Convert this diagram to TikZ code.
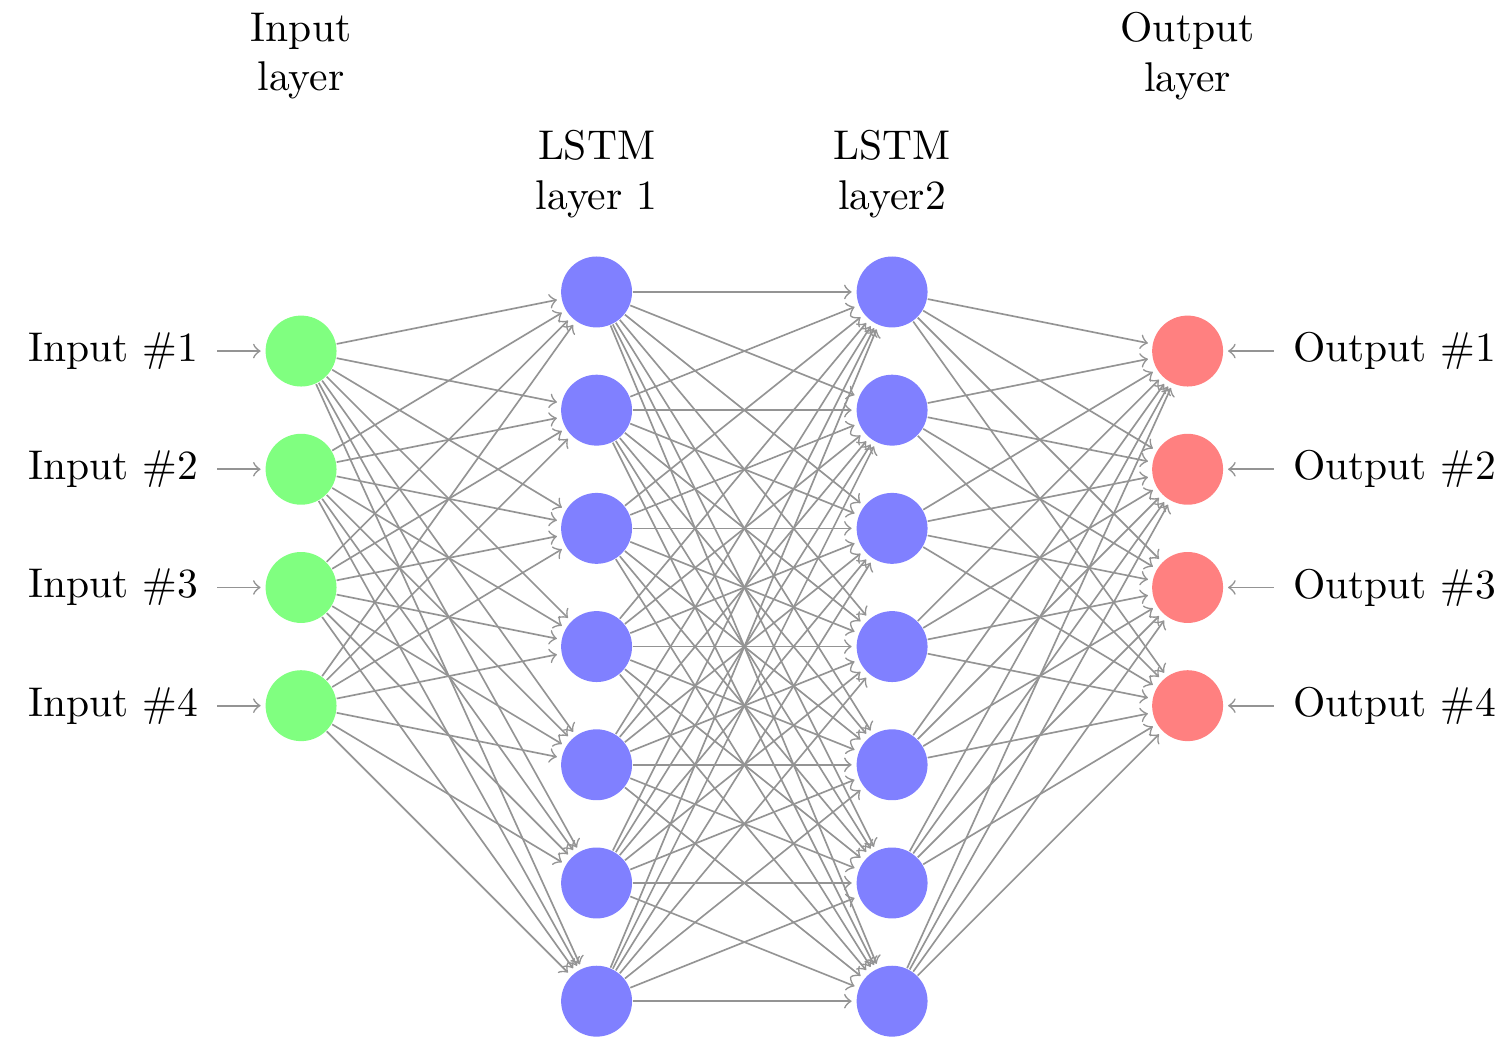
\documentclass[tikz,border=0pt]{standalone}
\begin{document}
\begin{tikzpicture}[shorten >=1pt,->,draw=black!42,
  every pin edge/.style={<-,shorten <=1pt},
  neuron/.style={circle,fill=black!25,minimum size=0.6cm,inner sep=0pt},
  inneuron/.style={neuron,fill=green!50},
  outneuron/.style={neuron,fill=red!50},
  hidneuron/.style={neuron,fill=blue!50},
  annot/.style={text width=4em,align=center}]
  % page frame
  \useasboundingbox (0,0) rectangle (12.766,-8.773);
  \def\xin{2.547}
  \def\layersep{2.5}
  % input layer
  \begin{scope}[pin distance=2.9ex]
  \foreach \n in {1,...,4}
    \node[inneuron,pin=left:Input \#\n] (I-\n) at (\xin,{-2.97-(\n-1)}) {};
  \end{scope}
  % two LSTM layers
  \foreach \n in {1,...,7}
    \node[hidneuron] (A-\n) at ({\xin+\layersep},{-2.47-(\n-1)}) {};
  \foreach \n in {1,...,7}
    \node[hidneuron] (B-\n) at ({\xin+2*\layersep},{-2.47-(\n-1)}) {};
  % output layer
  \begin{scope}[pin distance=3.05ex]
  \foreach \n in {1,...,4}
    \node[outneuron,pin={[pin edge={<-}]right:Output \#\n}] (O-\n) at ({\xin+3*\layersep},{-2.97-(\n-1)}) {};
  \end{scope}
  % full connections
  \foreach \s in {1,...,4}
    \foreach \d in {1,...,7}
      \path (I-\s) edge (A-\d);
  \foreach \s in {1,...,7}
    \foreach \d in {1,...,7}
      \path (A-\s) edge (B-\d);
  \foreach \s in {1,...,7}
    \foreach \d in {1,...,4}
      \path (B-\s) edge (O-\d);
  % layer titles
  \node[annot] (tI) at (\xin,-0.475) {Input layer};
  \node[annot] (tA) at ({\xin+\layersep},-1.475) {LSTM layer 1};
  \node[annot] (tB) at ({\xin+2*\layersep},-1.475) {LSTM layer2};
  \node[annot] (tO) at ({\xin+3*\layersep},-0.475) {Output layer};
\end{tikzpicture}
\end{document}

=-=-=

• Exercise: Write out the data precisely as given, excluding the pictures.

• Response:
Convert this diagram to TikZ code.
\documentclass[tikz,border=0pt]{standalone}
\begin{document}
\begin{tikzpicture}[shorten >=1pt,->,draw=black!42,
  every pin edge/.style={<-,shorten <=1pt},
  neuron/.style={circle,fill=black!25,minimum size=0.6cm,inner sep=0pt},
  inneuron/.style={neuron,fill=green!50},
  outneuron/.style={neuron,fill=red!50},
  hidneuron/.style={neuron,fill=blue!50},
  annot/.style={text width=4em,align=center}]
  % page frame
  \useasboundingbox (0,0) rectangle (12.766,-8.773);
  \def\xin{2.547}
  \def\layersep{2.5}
  % input layer
  \begin{scope}[pin distance=2.9ex]
  \foreach \n in {1,...,4}
    \node[inneuron,pin=left:Input \#\n] (I-\n) at (\xin,{-2.97-(\n-1)}) {};
  \end{scope}
  % two LSTM layers
  \foreach \n in {1,...,7}
    \node[hidneuron] (A-\n) at ({\xin+\layersep},{-2.47-(\n-1)}) {};
  \foreach \n in {1,...,7}
    \node[hidneuron] (B-\n) at ({\xin+2*\layersep},{-2.47-(\n-1)}) {};
  % output layer
  \begin{scope}[pin distance=3.05ex]
  \foreach \n in {1,...,4}
    \node[outneuron,pin={[pin edge={<-}]right:Output \#\n}] (O-\n) at ({\xin+3*\layersep},{-2.97-(\n-1)}) {};
  \end{scope}
  % full connections
  \foreach \s in {1,...,4}
    \foreach \d in {1,...,7}
      \path (I-\s) edge (A-\d);
  \foreach \s in {1,...,7}
    \foreach \d in {1,...,7}
      \path (A-\s) edge (B-\d);
  \foreach \s in {1,...,7}
    \foreach \d in {1,...,4}
      \path (B-\s) edge (O-\d);
  % layer titles
  \node[annot] (tI) at (\xin,-0.475) {Input layer};
  \node[annot] (tA) at ({\xin+\layersep},-1.475) {LSTM layer 1};
  \node[annot] (tB) at ({\xin+2*\layersep},-1.475) {LSTM layer2};
  \node[annot] (tO) at ({\xin+3*\layersep},-0.475) {Output layer};
\end{tikzpicture}
\end{document}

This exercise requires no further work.